Kommissionsbericht:Europarat geißelt Rassismus in Ungarn

  • Der Europarat kritisiert Ungarn wegen seines Umgangs mit Flüchtlingen und einer weit verbreiteten öffentlichen rassistischen Hetze.
  • Hasstiraden etwa gegen Flüchtlinge gebe es nicht nur in der rechtsextremen Partei Jobbik, heißt es in einem am Dienstag veröffentlichten Bericht.
  • Besorgniserregend seien zudem die Lebensbedingungen von Sinti und Roma, die oft aus Sozialwohnungen vertrieben würden.

Europarat äußert sich besorgt über Ungarn

Der Europarat hat sich besorgt über rassistisch motivierte Überfälle, ausländerfeindliche und antisemitische Hassreden sowie die Behandlung von Asylbewerbern in Ungarn geäußert. Hasstiraden gegen Einwanderer, Flüchtlinge, Roma, Juden, aber auch gegen Homosexuelle beschränkten sich nicht auf die rechtsextreme Partei Jobbik und andere Radikale, stellt die Kommission gegen Rassismus und Intoleranz (ECRI) des Europarats in einem am Dienstag veröffentlichten Bericht zu Ungarn fest.

Hasstiraden seien vielmehr im "gesamten politischen Spektrum" vertreten, heißt es in dem Bericht. Als Beispiel wird der Fall eines prominenten Journalisten genannt, welcher der Regierungspartei Fidesz angehört. Er hatte im Januar 2013 in einem Artikel Roma und Sinti als "Tiere" bezeichnet, die "nicht existieren dürften". Die Autoren des Berichts riefen alle politisch Verantwortlichen in Ungarn auf, energischer gegen solche Äußerungen vorzugehen, auch mit strafrechtlichen Maßnahmen.

Viele Asylbewerber können sich nicht frei bewegen

Kritisch äußerte sich das Gremium auch zu Ungarns Umgang mit Asylbewerbern. Mehr als ein Fünftel von ihnen könnte sich nicht frei bewegen, sondern sei in geschlossenen Flüchtlingsheimen untergebracht. Die Experten des Europarats verweisen auf Berichte von Nichtregierungsorganisationen, nach denen Asylbewerber in diesen Zentren oft physischen und verbalen Angriffen seitens der Wärter ausgesetzt sind.

Besorgt äußerten sie sich ferner zu den Lebensbedingungen der Roma und Sinti. Diese würden oft von Gemeindeverwaltungen aus Sozialwohnungen vertrieben. Außerdem würden überdurchschnittlich viele Roma-Kinder in Schulen für Lernbehinderte untergebracht.
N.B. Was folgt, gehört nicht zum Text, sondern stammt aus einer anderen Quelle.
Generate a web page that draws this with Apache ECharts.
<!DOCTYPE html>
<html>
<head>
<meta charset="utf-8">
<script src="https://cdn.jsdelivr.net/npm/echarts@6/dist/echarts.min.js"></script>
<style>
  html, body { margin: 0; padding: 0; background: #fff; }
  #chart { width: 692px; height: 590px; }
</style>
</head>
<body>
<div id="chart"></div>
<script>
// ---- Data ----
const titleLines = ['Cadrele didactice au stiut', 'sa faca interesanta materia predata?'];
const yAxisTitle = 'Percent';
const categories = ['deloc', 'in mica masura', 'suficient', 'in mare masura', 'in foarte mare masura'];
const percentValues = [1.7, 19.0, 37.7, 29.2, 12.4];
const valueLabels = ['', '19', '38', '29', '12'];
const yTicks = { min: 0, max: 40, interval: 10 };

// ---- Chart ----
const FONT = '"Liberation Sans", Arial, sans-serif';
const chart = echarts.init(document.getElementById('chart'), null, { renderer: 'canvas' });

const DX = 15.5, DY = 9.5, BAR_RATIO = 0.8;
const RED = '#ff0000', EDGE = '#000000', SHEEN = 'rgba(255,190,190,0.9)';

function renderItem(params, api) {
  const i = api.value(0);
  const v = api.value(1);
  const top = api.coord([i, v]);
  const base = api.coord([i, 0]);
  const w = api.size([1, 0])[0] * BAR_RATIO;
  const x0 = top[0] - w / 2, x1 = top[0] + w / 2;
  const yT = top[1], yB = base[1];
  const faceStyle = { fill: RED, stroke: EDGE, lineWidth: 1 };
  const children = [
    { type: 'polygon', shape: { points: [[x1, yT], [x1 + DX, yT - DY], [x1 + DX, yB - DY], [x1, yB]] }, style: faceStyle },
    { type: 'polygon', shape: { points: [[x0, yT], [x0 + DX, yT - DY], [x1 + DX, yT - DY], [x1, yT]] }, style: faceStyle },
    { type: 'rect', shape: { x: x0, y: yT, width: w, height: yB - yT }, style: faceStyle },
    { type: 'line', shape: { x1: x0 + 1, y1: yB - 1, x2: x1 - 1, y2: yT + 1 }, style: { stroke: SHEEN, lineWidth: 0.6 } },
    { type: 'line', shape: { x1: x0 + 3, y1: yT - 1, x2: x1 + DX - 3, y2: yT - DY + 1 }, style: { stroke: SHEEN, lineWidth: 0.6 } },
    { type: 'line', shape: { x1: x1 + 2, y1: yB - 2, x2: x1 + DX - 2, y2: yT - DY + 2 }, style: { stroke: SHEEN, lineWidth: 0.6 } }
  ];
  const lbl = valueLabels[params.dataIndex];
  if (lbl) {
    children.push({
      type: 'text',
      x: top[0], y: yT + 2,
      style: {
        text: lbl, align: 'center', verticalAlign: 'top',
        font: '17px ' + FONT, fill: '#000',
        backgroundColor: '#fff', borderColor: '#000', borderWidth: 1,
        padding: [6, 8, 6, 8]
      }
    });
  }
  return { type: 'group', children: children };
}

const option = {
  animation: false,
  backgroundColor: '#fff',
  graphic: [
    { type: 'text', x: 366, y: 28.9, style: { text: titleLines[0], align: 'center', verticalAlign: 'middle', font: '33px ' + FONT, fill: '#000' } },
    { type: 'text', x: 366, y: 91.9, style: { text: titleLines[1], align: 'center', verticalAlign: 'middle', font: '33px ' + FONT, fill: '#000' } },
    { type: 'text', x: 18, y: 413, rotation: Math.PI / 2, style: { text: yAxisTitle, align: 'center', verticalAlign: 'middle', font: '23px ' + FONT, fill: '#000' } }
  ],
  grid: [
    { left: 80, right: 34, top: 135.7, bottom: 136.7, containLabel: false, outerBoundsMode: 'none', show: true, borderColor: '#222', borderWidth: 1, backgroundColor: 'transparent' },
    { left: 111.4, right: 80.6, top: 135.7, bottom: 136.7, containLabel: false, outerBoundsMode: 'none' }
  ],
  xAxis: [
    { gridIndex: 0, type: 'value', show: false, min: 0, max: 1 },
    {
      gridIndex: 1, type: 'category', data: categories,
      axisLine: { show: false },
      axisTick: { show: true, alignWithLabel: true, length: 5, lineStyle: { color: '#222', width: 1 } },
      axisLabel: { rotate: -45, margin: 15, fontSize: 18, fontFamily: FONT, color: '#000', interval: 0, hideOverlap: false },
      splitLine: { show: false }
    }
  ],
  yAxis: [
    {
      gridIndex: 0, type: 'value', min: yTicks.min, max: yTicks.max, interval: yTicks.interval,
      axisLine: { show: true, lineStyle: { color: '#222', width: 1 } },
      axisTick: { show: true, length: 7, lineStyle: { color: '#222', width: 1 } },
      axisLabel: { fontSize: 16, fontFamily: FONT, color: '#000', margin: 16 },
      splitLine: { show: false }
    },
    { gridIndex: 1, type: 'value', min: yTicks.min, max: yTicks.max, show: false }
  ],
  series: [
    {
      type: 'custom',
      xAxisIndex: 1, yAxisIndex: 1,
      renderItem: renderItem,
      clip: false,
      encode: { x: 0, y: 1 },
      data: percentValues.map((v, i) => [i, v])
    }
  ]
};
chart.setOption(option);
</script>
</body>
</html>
Wie Ministerpräsident Orban zu EU-Plänen steht

Ungarns rechtskonservativer Ministerpräsident Viktor Orban ist einer der erbittertsten Gegner des von der EU-Kommission vorgelegten Verteilungsplans für Flüchtlinge innerhalb der EU. Er nannte dieses Vorhaben wiederholt "verrückt". Nach dem Willen der Brüsseler Kommission sollen die Flüchtlinge künftig nach einem Quotensystem aufgeteilt werden, das die Bevölkerungszahl, das Bruttoinlandsprodukt und die Arbeitslosigkeit in den 28 EU-Staaten berücksichtigt. Mehrere EU-Staaten lehnen dies bislang ab.

Harsche Kritik in der EU hatte sich die ungarische Regierung auch mit einem Fragebogen zur Einwanderung zugezogen. In diesem Fragebogen wurden Einwanderer mit Terrorismus in Verbindung gebracht.